After a blazing beginning on Amazon—Hero’s revenues topped $10,000 within 40 days of its premiere—the brand broke into physical retail at Anthropologie in January 2018, proving it could go from online to offline and that a traditional retailer wasn’t phased by its Amazon roots. Urban Outfitters, Goop, Free People and Neiman Marcus quickly followed suit. Rhyu mentions retailers appreciate that Hero controls its presence on Amazon to keep prices on the platform consistent with prices at retail outlets.
“I’m hoping it will be a game changer for our business in terms of not only revenue, but also awareness, and can help put us on a different trajectory in terms of growth.”
“Amazon was great for selling and generating revenue early on in the company, and specialty retail was great from a brand perspective. It validated the brand and gave us credibility in the market,” says Rhyu. “A lot of the specialty retailers tend to be more trend-forward. They are the ones willing to take the risk on smaller, newer brands. As we start moving more downstream, would Target have taken the risk on us had we not been in these other retail channels? I’m not sure.”
At Target, Hero is being placed on the website and in mini sections that are spreading across most of the chain’s beauty departments. For the retailer, it developed a unique product, $7 Mighty Patch Duo, with six Mighty Patch Original patches for overnight blemish treatments and six Invisible+ patches for day blemish treatments. Rhyu explains it’s a sampler of Hero’s two bestselling stockkeeping units and a good introduction to the brand. Mighty Patch pimple patches are made from hydrocolloid that absorbs fluids from pimples and leads to clearer skin.
Initially, the term “masstige” applied primarily to beauty brands that were in the mass market, but offered elevated formulas, packaging and prices. While they sought crossover luxury-mass distribution, they rarely ascended into the luxury retail ranks. Likewise, beauty brands that kicked off in the luxury segment had difficulty treading into the mass environment.
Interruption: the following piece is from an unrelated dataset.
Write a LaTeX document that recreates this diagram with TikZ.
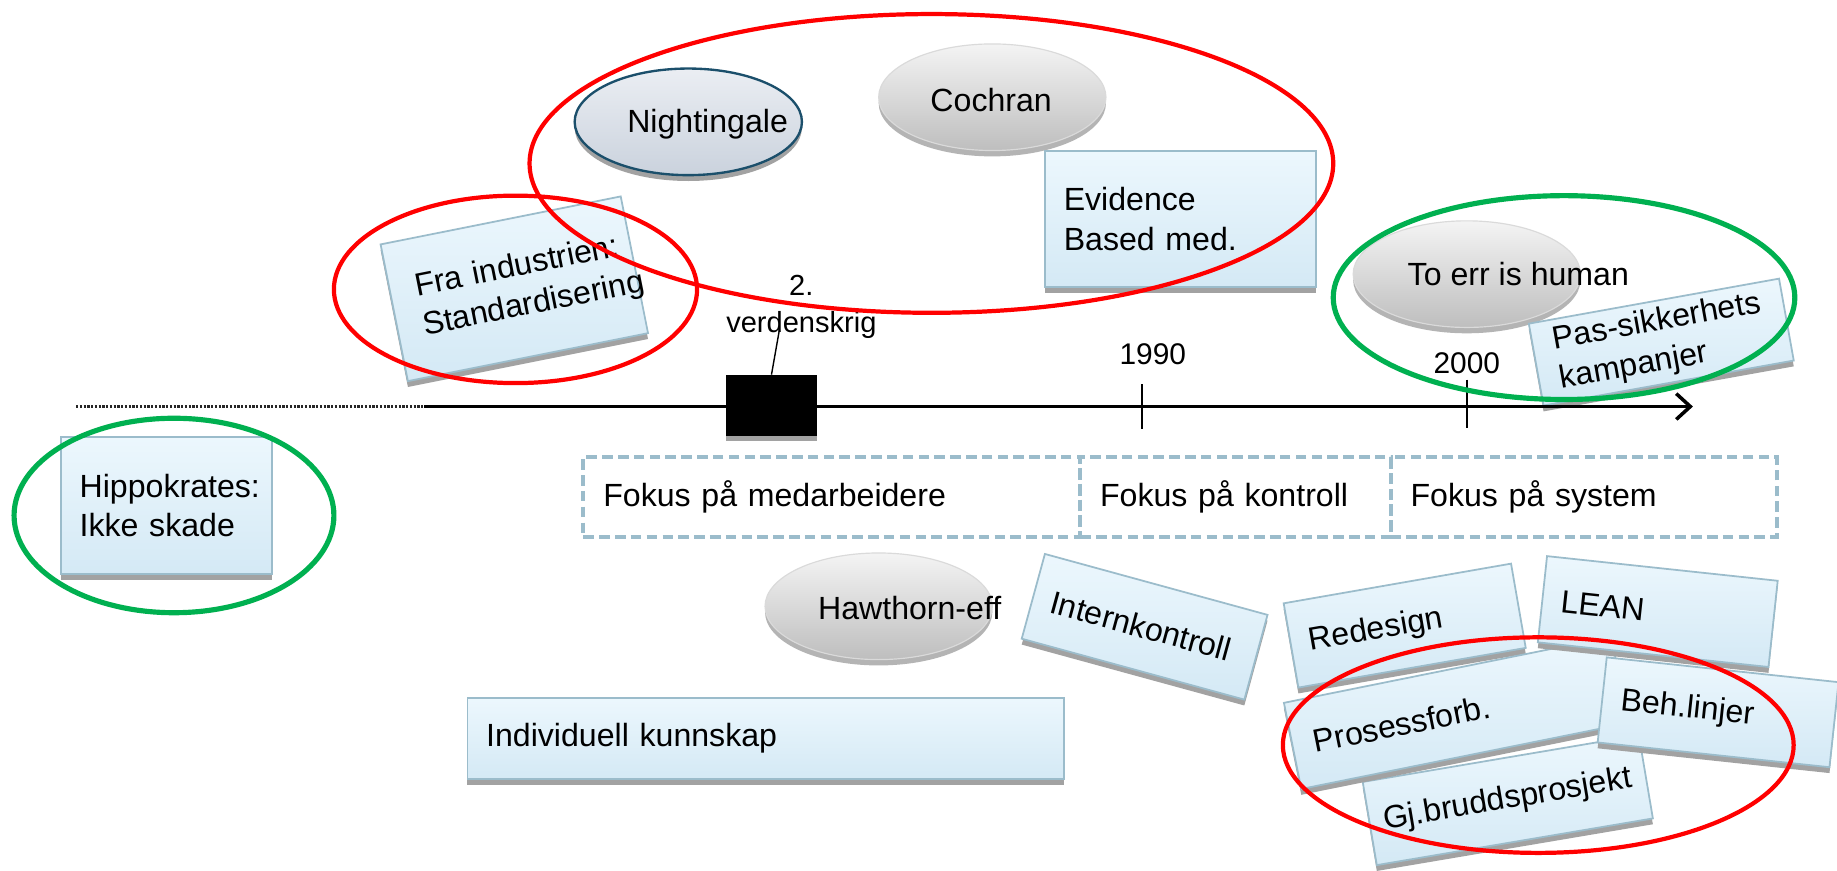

Although there are many examples of upscale beauty companies (see Captain Blankenship and Sailor, Coola and Bare Republic, and Karuna and Avatara) creating secondary brands for mass retailers, the success rate of the strategy is relatively low.
“Amazon was great for selling and generating revenue early on in the company, and specialty retail was great from a brand perspective. It validated the brand and gave us credibility in the market.”
“Making the transition from specialty to mass is not always guaranteed. There are some brands and products that stay in specialty because they are not really mass-oriented products,” says Rhyu. Discussing Hero’s Target entrance, she adds, “I’m hoping it will be a game changer for our business in terms of not only revenue, but also awareness, and can help put us on a different trajectory in terms of growth.”
Without Target, Rhyu estimates the brand’s sales would climb 2X this year. With it, they are projected to surge 3X to 5X due to sales at Target and a halo effect on Hero’s business outside of Target. In 2018, Hero surpassed $1 million in revenues. The brand is revving its marketing machine to drive people to Target to pick up its products. It’s accelerating paid media, tapping influencers, and holding a giveaway encouraging consumers to snap photos of its products at Target and share them on social media.
Target isn’t the end of Hero’s distribution expansion. It’s landed at Walgreens via the drugstore retailer’s partnership with Birchbox. Internationally, the brand recently arrived at Liberty London, and Rhyu aims to further increase its footprint abroad, specifically in the United Kingdom and Canada. Despite its prominent physical retail forays, Rhyu reveals a majority of Hero’s revenues still come from its Amazon and direct digital operations. The company has been in the black since its first full year in business and hasn’t taken on external investment.
This year, Hero is expected to wind up with 12 to 15 employees. As it matures, Rhyu, former head of marketing for online K-beauty destination Peach & Lily, is figuring out how to evolve her responsibilities. “When you are a founder early on, you are doing everything. I was doing social media, retail sales, marketing and product. Now, we are hiring experts in each of these areas, and I’ve become more of a manager,” she says. “I’m trying to understand what the actual role of CEO is, and I’m trying to focus more on strategy and growth drivers, making sure we are well-capitalized, hiring and trying to do less of the executional aspects of the business.”